>> begin Source data

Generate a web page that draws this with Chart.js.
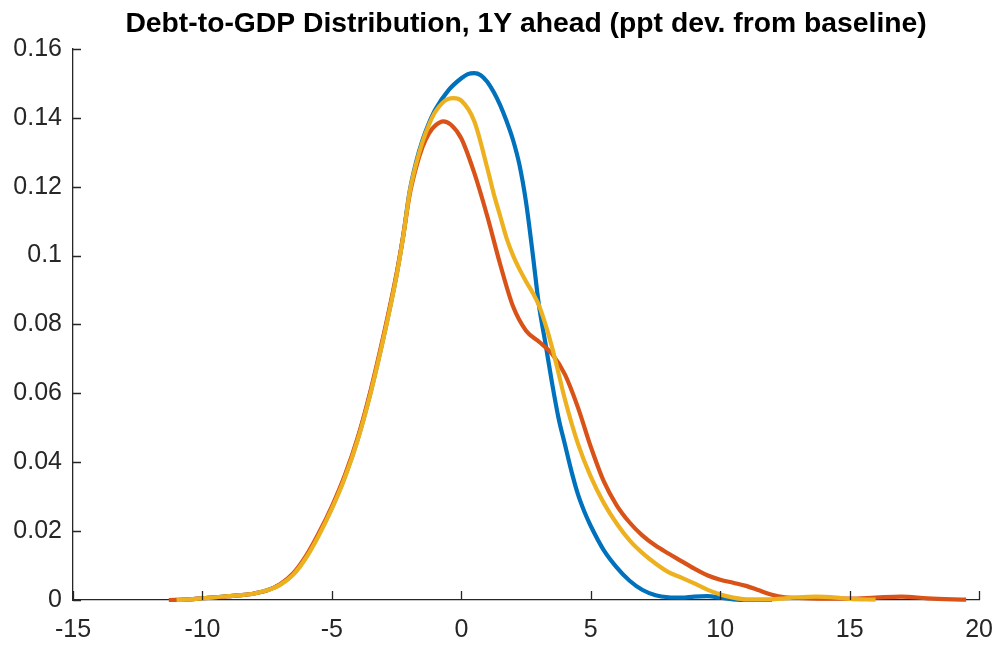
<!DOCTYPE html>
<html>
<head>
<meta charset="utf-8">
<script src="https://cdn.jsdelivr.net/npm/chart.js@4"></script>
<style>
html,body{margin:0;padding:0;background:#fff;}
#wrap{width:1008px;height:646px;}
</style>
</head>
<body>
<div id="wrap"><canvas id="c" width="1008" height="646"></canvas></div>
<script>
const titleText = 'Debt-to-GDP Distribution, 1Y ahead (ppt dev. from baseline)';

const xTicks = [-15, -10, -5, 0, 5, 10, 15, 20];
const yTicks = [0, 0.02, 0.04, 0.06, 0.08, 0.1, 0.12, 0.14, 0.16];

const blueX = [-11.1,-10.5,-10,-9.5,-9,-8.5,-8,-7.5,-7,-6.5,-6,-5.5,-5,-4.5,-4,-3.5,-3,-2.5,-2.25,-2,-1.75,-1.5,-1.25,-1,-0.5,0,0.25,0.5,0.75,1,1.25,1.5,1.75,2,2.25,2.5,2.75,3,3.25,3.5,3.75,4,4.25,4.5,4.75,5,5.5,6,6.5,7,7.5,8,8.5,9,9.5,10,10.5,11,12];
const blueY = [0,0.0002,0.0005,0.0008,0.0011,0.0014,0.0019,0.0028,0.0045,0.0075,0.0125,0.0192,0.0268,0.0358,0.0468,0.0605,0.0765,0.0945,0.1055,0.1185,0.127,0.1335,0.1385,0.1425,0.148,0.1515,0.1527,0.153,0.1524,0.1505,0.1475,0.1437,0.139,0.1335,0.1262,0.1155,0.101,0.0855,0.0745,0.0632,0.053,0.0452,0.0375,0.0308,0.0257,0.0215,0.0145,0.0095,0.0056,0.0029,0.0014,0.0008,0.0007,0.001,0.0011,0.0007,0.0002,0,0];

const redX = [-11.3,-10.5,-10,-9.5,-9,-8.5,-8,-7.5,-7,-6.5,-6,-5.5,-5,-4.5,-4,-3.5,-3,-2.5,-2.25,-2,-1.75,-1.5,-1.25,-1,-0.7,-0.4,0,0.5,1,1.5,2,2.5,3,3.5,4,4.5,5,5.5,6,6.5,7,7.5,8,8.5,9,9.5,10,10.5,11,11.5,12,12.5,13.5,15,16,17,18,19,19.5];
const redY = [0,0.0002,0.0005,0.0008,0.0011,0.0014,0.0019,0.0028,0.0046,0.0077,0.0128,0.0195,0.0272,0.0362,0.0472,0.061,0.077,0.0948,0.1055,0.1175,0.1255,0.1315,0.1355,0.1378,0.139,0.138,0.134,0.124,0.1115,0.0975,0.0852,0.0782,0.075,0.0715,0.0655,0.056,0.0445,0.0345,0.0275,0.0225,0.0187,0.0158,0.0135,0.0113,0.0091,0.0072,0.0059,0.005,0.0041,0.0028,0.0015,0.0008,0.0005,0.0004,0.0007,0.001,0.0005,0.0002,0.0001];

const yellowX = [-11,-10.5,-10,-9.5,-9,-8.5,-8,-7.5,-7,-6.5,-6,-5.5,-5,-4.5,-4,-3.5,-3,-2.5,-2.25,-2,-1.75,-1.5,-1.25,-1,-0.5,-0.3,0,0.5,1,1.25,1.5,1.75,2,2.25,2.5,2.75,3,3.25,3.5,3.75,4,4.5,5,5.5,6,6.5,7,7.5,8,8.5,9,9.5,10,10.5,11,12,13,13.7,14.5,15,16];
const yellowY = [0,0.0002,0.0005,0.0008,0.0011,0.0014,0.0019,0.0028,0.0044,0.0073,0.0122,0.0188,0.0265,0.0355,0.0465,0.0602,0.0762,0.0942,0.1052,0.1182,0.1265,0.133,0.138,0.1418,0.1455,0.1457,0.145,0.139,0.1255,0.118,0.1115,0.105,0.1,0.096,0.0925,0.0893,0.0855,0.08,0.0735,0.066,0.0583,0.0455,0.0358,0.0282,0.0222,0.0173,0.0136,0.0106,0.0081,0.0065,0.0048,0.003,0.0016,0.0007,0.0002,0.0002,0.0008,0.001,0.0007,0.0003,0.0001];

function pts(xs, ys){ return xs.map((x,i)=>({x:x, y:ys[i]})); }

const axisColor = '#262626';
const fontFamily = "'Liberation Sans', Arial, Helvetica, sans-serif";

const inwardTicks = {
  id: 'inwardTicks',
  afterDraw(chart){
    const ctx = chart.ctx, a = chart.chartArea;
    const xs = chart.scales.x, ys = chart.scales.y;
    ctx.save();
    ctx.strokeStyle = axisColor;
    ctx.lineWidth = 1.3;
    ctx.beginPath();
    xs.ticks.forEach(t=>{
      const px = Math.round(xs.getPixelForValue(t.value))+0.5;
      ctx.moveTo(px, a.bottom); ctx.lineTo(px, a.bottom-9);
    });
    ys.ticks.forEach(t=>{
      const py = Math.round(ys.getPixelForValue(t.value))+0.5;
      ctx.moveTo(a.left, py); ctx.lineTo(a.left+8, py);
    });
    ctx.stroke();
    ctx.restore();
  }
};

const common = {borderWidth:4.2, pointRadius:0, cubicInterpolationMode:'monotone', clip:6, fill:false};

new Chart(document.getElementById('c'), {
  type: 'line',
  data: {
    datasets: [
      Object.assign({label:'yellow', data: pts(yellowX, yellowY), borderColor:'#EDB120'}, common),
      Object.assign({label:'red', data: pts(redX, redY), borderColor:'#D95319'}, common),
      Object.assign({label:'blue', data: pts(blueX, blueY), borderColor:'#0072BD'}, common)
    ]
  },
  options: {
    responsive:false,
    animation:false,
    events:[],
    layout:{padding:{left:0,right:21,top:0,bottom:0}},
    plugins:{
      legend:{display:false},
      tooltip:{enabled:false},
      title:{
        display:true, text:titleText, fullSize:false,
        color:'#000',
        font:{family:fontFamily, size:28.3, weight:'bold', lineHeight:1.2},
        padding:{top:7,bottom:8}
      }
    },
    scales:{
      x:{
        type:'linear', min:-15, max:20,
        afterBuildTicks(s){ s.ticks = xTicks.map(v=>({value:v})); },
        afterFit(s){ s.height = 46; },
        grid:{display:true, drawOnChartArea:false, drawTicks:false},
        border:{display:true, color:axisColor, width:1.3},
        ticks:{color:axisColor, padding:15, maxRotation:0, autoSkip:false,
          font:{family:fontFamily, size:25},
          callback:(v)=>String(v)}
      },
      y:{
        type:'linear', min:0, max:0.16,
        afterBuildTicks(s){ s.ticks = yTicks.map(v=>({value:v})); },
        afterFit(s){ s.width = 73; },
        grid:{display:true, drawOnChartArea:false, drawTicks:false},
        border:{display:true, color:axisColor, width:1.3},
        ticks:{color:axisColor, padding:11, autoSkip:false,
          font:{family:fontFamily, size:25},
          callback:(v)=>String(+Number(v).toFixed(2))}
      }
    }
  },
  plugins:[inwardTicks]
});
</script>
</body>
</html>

>> end Source data

== Task requirements ==
Print the whole listing above once more, word for word, without its pictures.

== Solution for this task ==
Generate a web page that draws this with Chart.js.
<!DOCTYPE html>
<html>
<head>
<meta charset="utf-8">
<script src="https://cdn.jsdelivr.net/npm/chart.js@4"></script>
<style>
html,body{margin:0;padding:0;background:#fff;}
#wrap{width:1008px;height:646px;}
</style>
</head>
<body>
<div id="wrap"><canvas id="c" width="1008" height="646"></canvas></div>
<script>
const titleText = 'Debt-to-GDP Distribution, 1Y ahead (ppt dev. from baseline)';

const xTicks = [-15, -10, -5, 0, 5, 10, 15, 20];
const yTicks = [0, 0.02, 0.04, 0.06, 0.08, 0.1, 0.12, 0.14, 0.16];

const blueX = [-11.1,-10.5,-10,-9.5,-9,-8.5,-8,-7.5,-7,-6.5,-6,-5.5,-5,-4.5,-4,-3.5,-3,-2.5,-2.25,-2,-1.75,-1.5,-1.25,-1,-0.5,0,0.25,0.5,0.75,1,1.25,1.5,1.75,2,2.25,2.5,2.75,3,3.25,3.5,3.75,4,4.25,4.5,4.75,5,5.5,6,6.5,7,7.5,8,8.5,9,9.5,10,10.5,11,12];
const blueY = [0,0.0002,0.0005,0.0008,0.0011,0.0014,0.0019,0.0028,0.0045,0.0075,0.0125,0.0192,0.0268,0.0358,0.0468,0.0605,0.0765,0.0945,0.1055,0.1185,0.127,0.1335,0.1385,0.1425,0.148,0.1515,0.1527,0.153,0.1524,0.1505,0.1475,0.1437,0.139,0.1335,0.1262,0.1155,0.101,0.0855,0.0745,0.0632,0.053,0.0452,0.0375,0.0308,0.0257,0.0215,0.0145,0.0095,0.0056,0.0029,0.0014,0.0008,0.0007,0.001,0.0011,0.0007,0.0002,0,0];

const redX = [-11.3,-10.5,-10,-9.5,-9,-8.5,-8,-7.5,-7,-6.5,-6,-5.5,-5,-4.5,-4,-3.5,-3,-2.5,-2.25,-2,-1.75,-1.5,-1.25,-1,-0.7,-0.4,0,0.5,1,1.5,2,2.5,3,3.5,4,4.5,5,5.5,6,6.5,7,7.5,8,8.5,9,9.5,10,10.5,11,11.5,12,12.5,13.5,15,16,17,18,19,19.5];
const redY = [0,0.0002,0.0005,0.0008,0.0011,0.0014,0.0019,0.0028,0.0046,0.0077,0.0128,0.0195,0.0272,0.0362,0.0472,0.061,0.077,0.0948,0.1055,0.1175,0.1255,0.1315,0.1355,0.1378,0.139,0.138,0.134,0.124,0.1115,0.0975,0.0852,0.0782,0.075,0.0715,0.0655,0.056,0.0445,0.0345,0.0275,0.0225,0.0187,0.0158,0.0135,0.0113,0.0091,0.0072,0.0059,0.005,0.0041,0.0028,0.0015,0.0008,0.0005,0.0004,0.0007,0.001,0.0005,0.0002,0.0001];

const yellowX = [-11,-10.5,-10,-9.5,-9,-8.5,-8,-7.5,-7,-6.5,-6,-5.5,-5,-4.5,-4,-3.5,-3,-2.5,-2.25,-2,-1.75,-1.5,-1.25,-1,-0.5,-0.3,0,0.5,1,1.25,1.5,1.75,2,2.25,2.5,2.75,3,3.25,3.5,3.75,4,4.5,5,5.5,6,6.5,7,7.5,8,8.5,9,9.5,10,10.5,11,12,13,13.7,14.5,15,16];
const yellowY = [0,0.0002,0.0005,0.0008,0.0011,0.0014,0.0019,0.0028,0.0044,0.0073,0.0122,0.0188,0.0265,0.0355,0.0465,0.0602,0.0762,0.0942,0.1052,0.1182,0.1265,0.133,0.138,0.1418,0.1455,0.1457,0.145,0.139,0.1255,0.118,0.1115,0.105,0.1,0.096,0.0925,0.0893,0.0855,0.08,0.0735,0.066,0.0583,0.0455,0.0358,0.0282,0.0222,0.0173,0.0136,0.0106,0.0081,0.0065,0.0048,0.003,0.0016,0.0007,0.0002,0.0002,0.0008,0.001,0.0007,0.0003,0.0001];

function pts(xs, ys){ return xs.map((x,i)=>({x:x, y:ys[i]})); }

const axisColor = '#262626';
const fontFamily = "'Liberation Sans', Arial, Helvetica, sans-serif";

const inwardTicks = {
  id: 'inwardTicks',
  afterDraw(chart){
    const ctx = chart.ctx, a = chart.chartArea;
    const xs = chart.scales.x, ys = chart.scales.y;
    ctx.save();
    ctx.strokeStyle = axisColor;
    ctx.lineWidth = 1.3;
    ctx.beginPath();
    xs.ticks.forEach(t=>{
      const px = Math.round(xs.getPixelForValue(t.value))+0.5;
      ctx.moveTo(px, a.bottom); ctx.lineTo(px, a.bottom-9);
    });
    ys.ticks.forEach(t=>{
      const py = Math.round(ys.getPixelForValue(t.value))+0.5;
      ctx.moveTo(a.left, py); ctx.lineTo(a.left+8, py);
    });
    ctx.stroke();
    ctx.restore();
  }
};

const common = {borderWidth:4.2, pointRadius:0, cubicInterpolationMode:'monotone', clip:6, fill:false};

new Chart(document.getElementById('c'), {
  type: 'line',
  data: {
    datasets: [
      Object.assign({label:'yellow', data: pts(yellowX, yellowY), borderColor:'#EDB120'}, common),
      Object.assign({label:'red', data: pts(redX, redY), borderColor:'#D95319'}, common),
      Object.assign({label:'blue', data: pts(blueX, blueY), borderColor:'#0072BD'}, common)
    ]
  },
  options: {
    responsive:false,
    animation:false,
    events:[],
    layout:{padding:{left:0,right:21,top:0,bottom:0}},
    plugins:{
      legend:{display:false},
      tooltip:{enabled:false},
      title:{
        display:true, text:titleText, fullSize:false,
        color:'#000',
        font:{family:fontFamily, size:28.3, weight:'bold', lineHeight:1.2},
        padding:{top:7,bottom:8}
      }
    },
    scales:{
      x:{
        type:'linear', min:-15, max:20,
        afterBuildTicks(s){ s.ticks = xTicks.map(v=>({value:v})); },
        afterFit(s){ s.height = 46; },
        grid:{display:true, drawOnChartArea:false, drawTicks:false},
        border:{display:true, color:axisColor, width:1.3},
        ticks:{color:axisColor, padding:15, maxRotation:0, autoSkip:false,
          font:{family:fontFamily, size:25},
          callback:(v)=>String(v)}
      },
      y:{
        type:'linear', min:0, max:0.16,
        afterBuildTicks(s){ s.ticks = yTicks.map(v=>({value:v})); },
        afterFit(s){ s.width = 73; },
        grid:{display:true, drawOnChartArea:false, drawTicks:false},
        border:{display:true, color:axisColor, width:1.3},
        ticks:{color:axisColor, padding:11, autoSkip:false,
          font:{family:fontFamily, size:25},
          callback:(v)=>String(+Number(v).toFixed(2))}
      }
    }
  },
  plugins:[inwardTicks]
});
</script>
</body>
</html>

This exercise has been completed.